How Effective Are CPAP Ozone Cleaners?
If you have a CPAP machine, you’ve heard and know how important it is to keep it clean to protect both yourself and your machine. If you’ve never cleaned your CPAP machine before, there are several things you’ll have to do to clean and care for it. Manually cleaning it is a very popular method, but it can be time-consuming to get it really clean.
Since you use your CPAP for eight hours a night, it has plenty of time to get dirty. Each time you exhale air, you exhale warmth and moisture straight into your mask. Tiny microorganisms thrive on this warm and moist environment, and they’ll grow unless you clean it. But, are ozone CPAP ozone cleaners effective, or should you stick to the manual way of cleaning it?
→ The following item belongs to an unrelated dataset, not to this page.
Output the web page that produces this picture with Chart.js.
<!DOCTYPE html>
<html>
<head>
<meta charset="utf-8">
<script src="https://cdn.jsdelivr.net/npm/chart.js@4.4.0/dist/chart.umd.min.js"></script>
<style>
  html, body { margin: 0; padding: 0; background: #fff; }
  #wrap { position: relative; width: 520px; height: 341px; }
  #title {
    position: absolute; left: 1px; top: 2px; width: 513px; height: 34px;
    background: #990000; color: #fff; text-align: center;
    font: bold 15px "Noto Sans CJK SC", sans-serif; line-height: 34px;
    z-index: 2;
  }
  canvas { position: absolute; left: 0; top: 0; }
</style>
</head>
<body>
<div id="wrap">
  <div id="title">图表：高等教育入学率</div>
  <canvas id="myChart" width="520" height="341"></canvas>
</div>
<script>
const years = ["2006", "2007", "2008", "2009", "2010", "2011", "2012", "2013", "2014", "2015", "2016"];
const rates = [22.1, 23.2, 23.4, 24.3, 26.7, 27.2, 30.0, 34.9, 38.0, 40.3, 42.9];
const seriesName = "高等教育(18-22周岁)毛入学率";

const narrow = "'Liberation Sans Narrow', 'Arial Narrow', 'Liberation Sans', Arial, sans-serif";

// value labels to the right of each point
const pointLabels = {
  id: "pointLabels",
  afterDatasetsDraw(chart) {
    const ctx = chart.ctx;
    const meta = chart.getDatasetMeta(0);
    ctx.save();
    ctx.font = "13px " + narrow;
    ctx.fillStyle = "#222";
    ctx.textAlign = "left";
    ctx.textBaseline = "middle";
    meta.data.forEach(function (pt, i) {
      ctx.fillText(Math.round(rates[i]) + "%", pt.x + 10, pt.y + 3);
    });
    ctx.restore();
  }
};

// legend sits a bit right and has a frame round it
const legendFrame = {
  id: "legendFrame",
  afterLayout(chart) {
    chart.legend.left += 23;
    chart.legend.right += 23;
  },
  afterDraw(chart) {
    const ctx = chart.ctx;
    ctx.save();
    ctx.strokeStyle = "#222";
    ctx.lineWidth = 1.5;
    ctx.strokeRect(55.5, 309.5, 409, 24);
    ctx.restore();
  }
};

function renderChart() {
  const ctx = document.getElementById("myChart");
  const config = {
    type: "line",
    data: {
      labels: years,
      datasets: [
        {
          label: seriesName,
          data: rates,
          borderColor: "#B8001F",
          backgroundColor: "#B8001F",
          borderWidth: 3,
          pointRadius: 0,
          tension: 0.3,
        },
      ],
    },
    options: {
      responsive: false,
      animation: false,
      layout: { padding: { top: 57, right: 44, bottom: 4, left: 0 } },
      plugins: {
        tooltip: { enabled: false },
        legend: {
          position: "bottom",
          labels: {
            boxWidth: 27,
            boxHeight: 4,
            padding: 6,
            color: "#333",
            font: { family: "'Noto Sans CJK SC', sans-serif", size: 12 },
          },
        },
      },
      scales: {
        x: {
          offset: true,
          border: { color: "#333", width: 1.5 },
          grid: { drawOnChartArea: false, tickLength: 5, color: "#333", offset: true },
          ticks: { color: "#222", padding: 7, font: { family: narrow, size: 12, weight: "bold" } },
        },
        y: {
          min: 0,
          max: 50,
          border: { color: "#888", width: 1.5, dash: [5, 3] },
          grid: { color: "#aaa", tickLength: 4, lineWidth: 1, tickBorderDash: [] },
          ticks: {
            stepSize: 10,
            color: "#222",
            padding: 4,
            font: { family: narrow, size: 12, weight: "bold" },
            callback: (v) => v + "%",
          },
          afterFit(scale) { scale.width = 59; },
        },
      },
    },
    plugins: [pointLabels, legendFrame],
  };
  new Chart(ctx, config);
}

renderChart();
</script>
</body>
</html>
Why Clean Your CPAP Machine?
Your CPAP equipment has a heated humidifier and heated tubing, and it gets humid over the night. These are the perfect conditions for fungus, yeast, or mold to grow and thrive. When the moisture starts to build up from you breathing night after night and the machine warming the air, molds can start to accumulate.
This can be extremely dangerous to your health, especially if you already have underlying health conditions to worry about. Routing cleaning your CPAP machine is essential, and you should clean it following the manufacturer’s instructions. You can clean it manually, or you can use something like a CPAP ozone cleaner to accomplish this task.
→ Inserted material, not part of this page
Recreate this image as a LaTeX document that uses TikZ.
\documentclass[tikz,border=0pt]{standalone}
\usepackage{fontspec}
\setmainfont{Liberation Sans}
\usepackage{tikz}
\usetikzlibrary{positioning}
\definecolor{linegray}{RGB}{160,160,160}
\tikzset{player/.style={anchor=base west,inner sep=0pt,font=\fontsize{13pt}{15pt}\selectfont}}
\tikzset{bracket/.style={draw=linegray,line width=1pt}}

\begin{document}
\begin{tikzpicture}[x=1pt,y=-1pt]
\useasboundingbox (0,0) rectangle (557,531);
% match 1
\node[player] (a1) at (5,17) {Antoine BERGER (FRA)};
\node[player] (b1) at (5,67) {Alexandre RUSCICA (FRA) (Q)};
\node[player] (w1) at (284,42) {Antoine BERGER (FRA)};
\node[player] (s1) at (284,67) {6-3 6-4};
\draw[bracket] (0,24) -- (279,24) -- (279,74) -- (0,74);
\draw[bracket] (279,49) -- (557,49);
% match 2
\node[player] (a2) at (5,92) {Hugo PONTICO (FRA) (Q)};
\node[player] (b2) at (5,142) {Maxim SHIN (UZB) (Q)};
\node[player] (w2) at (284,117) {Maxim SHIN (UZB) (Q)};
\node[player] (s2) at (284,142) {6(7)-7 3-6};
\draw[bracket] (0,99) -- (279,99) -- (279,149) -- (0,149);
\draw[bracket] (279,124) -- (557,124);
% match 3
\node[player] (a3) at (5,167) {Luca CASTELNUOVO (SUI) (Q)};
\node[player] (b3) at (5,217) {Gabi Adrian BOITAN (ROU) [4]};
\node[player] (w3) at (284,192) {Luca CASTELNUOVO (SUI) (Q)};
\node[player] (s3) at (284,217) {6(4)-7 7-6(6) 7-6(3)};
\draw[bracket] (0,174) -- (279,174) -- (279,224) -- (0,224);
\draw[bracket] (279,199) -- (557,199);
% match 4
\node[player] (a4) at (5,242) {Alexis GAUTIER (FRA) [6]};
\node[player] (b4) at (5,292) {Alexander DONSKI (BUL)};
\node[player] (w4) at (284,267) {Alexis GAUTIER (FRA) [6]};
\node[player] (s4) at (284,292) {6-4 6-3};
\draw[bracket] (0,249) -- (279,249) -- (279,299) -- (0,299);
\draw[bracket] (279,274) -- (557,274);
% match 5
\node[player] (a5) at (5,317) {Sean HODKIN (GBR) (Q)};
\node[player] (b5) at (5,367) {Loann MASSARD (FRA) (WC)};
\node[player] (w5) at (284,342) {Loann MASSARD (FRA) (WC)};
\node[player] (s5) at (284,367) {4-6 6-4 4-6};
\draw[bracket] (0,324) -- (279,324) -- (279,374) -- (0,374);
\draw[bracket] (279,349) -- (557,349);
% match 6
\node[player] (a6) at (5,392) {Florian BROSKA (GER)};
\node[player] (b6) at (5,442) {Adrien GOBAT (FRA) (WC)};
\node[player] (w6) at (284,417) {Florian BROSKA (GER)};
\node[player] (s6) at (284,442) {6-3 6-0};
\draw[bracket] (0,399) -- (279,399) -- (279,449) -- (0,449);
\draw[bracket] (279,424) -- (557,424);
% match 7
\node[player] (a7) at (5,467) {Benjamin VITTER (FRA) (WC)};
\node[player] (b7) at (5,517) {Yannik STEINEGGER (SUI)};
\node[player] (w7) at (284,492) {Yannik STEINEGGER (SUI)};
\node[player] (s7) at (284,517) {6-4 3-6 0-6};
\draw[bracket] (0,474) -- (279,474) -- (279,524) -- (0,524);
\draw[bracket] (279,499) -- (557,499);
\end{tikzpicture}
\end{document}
How to Manually Clean Your CPAP Machine
People have been manually cleaning their CPAP machines for years, and many people are very comfortable with this five-step process. It’s relatively straightforward, but it’s also time-consuming. This is why people are shifting to alternative cleaning methods like the ozone cleaner.
Step One
The first thing you want to do is make sure that you unplug your CPAP machine from the power source before you start anything. Trying to clean it while it has power is a good way to electrocute yourself accidentally. Never submerge your CPAP in the water when you clean it.
Step Two
Dismantle your CPAP by detaching the mask from the tubing, removing the headgear, and remove the CPAP tubes from your power source. Remove the humidifier and the water chamber, and double-check your user manual for a guided step by step process. You don’t want to break something accidentally.
Step Three
Get a soft, wet cloth and start gently cleaning your gear. You can add some sensitive skin dish soap or baby shampoo to the water if you’d like, or you can use a mixture of vinegar and water for a more thorough clean. Wipe down all of the accessories and parts of your equipment, and make sure you change the water at least once during the cleaning process.
Step Four
Once you wipe everything down, let it soak in the warm water for around 30 to 45 minutes. You have to give everything a few hours to air dry before you use them again, or you run a much higher risk of developing mold in the tubing and in the other pieces of equipment. Repeat this cleaning process once a week.
Step Five
If your CPAP has filters, perform routine checks on them and see if they have to be cleaned and dried regularly. If they don’t, you’ll most likely have a filter system that needs to be periodically replaced at least once a month. Your user manual will be able to tell you which one it is.
Read: Are Ozone CPAP Cleaners Safe?
What a CPAP Ozone Cleaner Does
If manual cleaning sounds like it could be too time-consuming to do every week or if you’re prone to forgetting, a CPAP ozone cleaner is another viable option. It’s important to note that the FDA doesn’t endorse the use of any machine to clean CPAP equipment because they haven’t done enough studies to see how effective they are. However, they haven’t banned using them either, and many people report positive experiences with using one.
In short, a CPAP ozone cleaner pumps activated oxygen through your supply tube and traps it into the humidifier reservoir to clean the inner walls and the water. The activated oxygen continues to move through your CPAP hose and destroys any bacteria it encounters in all of the small spaces. The activated air then goes to your mask and passes through it to clean it like it did the reservoir and hose.
Eventually, the activated oxygen will travel through a special filter and exit the chamber. This filter switches the activated oxygen or ozone back into the oxygen we breathe in two hours. After two hours, they claim that it’s safe to use your equipment again, and they claim that there will be no lingering ozone to worry about.
Why Ozone Cleaners Can Be Effective
Ozone is a very popular filtration and sanitation system because it can kill up to 99.9% of all bacteria that will grow on your CPAP equipment. Once it reaches the activated oxygen state in the CPAP cleaner, it’s an extremely powerful and fast-acting cleaning agent that dissipates very quickly. It also destroys mold and viruses.
The fact that it saves time is another point in favor of one of these cleaning devices because very few people want to dedicate the time to manually cleaning the CPAP once a week, and many people forget. With this device, all you have to do is put your equipment in, switch it on, and let it run. Just make sure you give yourself at least two hours between the time it finishes cleaning and when you use the equipment.
Bottom Line
So, are CPAP ozone cleaners effective? According to reviews, yes. They can be very effective when you use them correctly to clean your CPAP equipment. Even if you want to wait for the FDA to make a more concrete ruling, you now know that you have options available for you to keep your equipment clean and you healthy.